Provided entries:
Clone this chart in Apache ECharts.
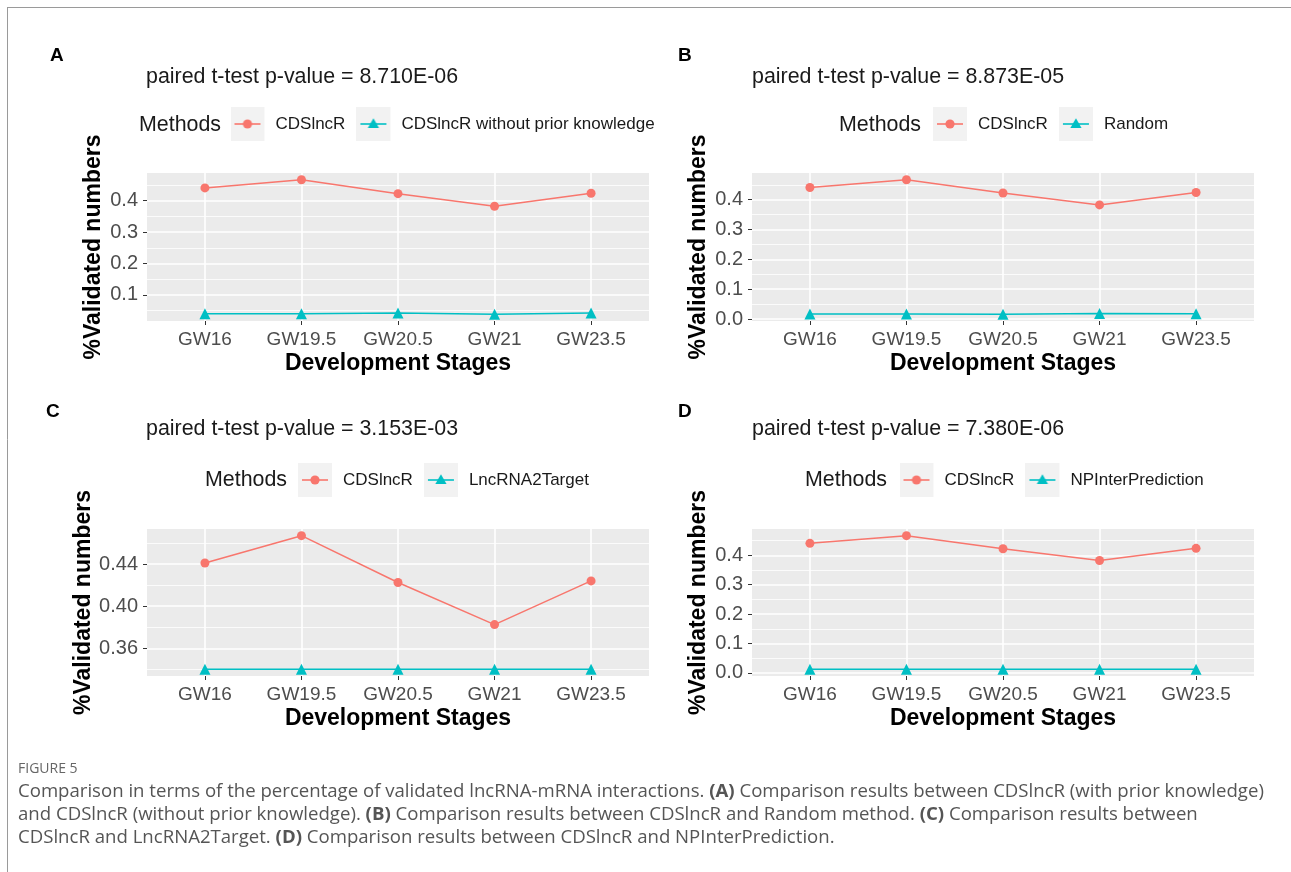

--

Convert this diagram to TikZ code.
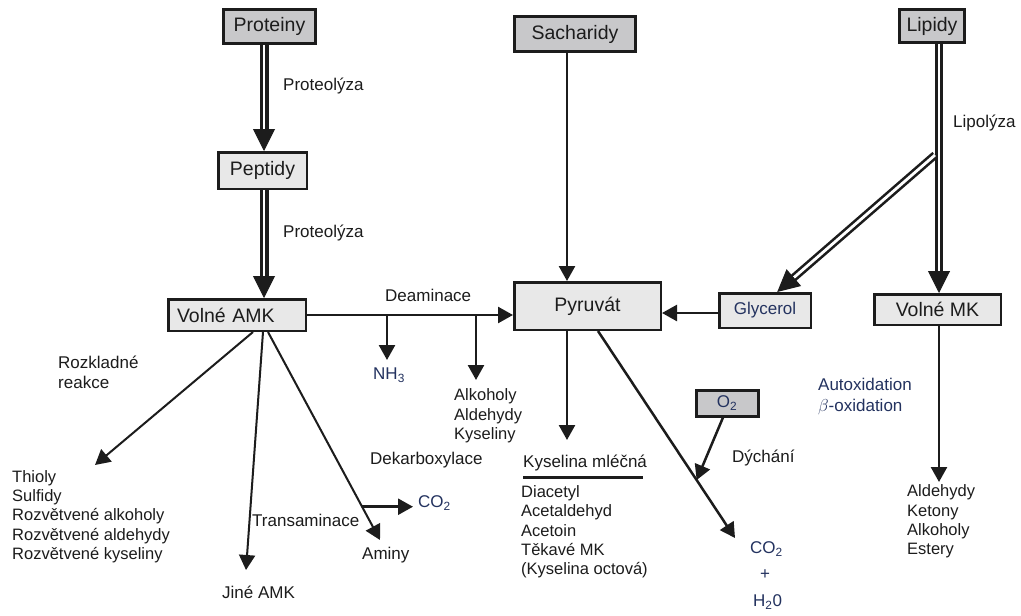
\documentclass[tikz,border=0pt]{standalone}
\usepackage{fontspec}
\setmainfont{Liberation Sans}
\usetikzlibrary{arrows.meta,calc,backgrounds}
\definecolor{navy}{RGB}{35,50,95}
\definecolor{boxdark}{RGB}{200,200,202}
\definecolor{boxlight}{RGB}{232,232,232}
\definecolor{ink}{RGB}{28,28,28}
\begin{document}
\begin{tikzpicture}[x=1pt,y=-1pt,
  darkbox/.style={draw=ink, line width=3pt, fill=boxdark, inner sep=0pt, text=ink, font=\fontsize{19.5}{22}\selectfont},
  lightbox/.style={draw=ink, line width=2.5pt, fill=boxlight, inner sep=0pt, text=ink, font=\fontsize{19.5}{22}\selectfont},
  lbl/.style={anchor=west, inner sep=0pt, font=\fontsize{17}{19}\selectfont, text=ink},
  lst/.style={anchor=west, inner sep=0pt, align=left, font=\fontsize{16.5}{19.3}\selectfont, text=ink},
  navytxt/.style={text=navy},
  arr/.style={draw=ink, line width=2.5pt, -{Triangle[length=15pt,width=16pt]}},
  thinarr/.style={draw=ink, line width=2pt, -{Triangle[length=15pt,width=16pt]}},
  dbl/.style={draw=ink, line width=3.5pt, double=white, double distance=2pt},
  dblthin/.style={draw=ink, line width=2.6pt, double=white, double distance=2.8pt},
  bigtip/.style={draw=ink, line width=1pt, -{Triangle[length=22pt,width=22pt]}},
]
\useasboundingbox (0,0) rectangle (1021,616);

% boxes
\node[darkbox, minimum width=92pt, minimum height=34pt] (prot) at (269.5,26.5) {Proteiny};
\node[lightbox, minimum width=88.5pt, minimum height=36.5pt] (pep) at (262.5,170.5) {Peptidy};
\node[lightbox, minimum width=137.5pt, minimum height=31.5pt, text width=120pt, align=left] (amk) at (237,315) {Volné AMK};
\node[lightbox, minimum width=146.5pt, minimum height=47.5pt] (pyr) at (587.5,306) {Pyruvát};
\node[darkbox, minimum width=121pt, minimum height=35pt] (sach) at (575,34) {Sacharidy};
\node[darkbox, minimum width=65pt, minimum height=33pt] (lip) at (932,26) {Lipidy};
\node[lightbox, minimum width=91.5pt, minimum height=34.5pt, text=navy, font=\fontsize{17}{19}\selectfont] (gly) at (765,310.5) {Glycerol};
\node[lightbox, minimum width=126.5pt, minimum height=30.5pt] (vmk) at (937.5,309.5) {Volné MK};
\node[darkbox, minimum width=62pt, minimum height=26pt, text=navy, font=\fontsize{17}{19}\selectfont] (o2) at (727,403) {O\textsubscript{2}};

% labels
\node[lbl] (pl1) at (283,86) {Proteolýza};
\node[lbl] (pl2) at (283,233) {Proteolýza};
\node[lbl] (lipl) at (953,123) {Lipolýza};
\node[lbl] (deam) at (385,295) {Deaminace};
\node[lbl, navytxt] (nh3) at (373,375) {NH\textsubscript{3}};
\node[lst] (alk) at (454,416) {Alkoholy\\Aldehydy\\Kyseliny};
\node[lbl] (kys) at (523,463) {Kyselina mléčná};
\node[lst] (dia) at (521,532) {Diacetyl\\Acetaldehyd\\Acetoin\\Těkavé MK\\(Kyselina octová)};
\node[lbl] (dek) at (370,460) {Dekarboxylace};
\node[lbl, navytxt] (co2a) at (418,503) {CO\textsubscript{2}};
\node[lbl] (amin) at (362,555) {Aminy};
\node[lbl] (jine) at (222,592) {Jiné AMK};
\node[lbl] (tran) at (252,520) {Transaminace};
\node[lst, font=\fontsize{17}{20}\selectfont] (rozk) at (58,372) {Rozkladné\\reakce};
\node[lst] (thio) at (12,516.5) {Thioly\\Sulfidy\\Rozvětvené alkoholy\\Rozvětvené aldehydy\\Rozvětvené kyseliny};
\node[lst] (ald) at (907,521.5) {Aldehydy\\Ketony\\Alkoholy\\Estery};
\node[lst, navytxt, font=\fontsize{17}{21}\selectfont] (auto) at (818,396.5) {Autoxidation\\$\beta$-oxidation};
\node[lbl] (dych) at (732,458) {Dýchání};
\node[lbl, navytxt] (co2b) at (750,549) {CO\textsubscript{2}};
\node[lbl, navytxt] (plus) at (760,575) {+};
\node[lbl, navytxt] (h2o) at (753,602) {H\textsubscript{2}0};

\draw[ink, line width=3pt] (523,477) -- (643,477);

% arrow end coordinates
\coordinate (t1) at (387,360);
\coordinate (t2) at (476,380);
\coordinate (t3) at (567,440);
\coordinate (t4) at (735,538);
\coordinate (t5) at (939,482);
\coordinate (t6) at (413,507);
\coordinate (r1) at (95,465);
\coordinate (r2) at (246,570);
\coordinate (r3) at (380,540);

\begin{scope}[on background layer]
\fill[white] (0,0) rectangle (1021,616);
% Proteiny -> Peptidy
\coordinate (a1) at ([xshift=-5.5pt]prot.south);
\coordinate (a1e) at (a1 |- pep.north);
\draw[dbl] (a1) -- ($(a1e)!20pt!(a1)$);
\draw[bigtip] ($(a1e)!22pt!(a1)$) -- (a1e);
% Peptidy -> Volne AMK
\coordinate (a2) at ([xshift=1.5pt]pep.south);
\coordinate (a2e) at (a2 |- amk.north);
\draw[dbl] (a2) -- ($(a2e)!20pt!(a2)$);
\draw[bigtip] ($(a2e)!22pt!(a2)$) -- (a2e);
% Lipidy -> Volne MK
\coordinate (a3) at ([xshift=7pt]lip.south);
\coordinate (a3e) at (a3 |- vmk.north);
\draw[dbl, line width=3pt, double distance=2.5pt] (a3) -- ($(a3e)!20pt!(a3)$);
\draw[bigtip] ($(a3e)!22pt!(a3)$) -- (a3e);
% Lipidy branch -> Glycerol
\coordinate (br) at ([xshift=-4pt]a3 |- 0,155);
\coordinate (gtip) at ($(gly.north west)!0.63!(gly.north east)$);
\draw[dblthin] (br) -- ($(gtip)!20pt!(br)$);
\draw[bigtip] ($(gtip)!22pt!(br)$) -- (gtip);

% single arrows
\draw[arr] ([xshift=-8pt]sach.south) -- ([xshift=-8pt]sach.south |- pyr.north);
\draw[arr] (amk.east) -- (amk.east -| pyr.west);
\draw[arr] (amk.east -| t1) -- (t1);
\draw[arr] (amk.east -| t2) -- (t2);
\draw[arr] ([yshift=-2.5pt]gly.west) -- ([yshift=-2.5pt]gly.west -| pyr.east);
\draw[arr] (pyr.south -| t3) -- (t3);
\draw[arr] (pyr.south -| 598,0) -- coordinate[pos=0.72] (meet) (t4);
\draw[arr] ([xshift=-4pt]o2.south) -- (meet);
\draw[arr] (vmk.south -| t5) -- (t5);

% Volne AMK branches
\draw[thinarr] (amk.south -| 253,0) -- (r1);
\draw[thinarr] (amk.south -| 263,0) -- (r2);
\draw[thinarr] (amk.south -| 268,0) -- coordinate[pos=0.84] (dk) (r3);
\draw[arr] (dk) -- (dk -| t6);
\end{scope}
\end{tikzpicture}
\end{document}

Given task:
Tally up the lines in the records that contain the word "this" and give only the total.

The completed task:
2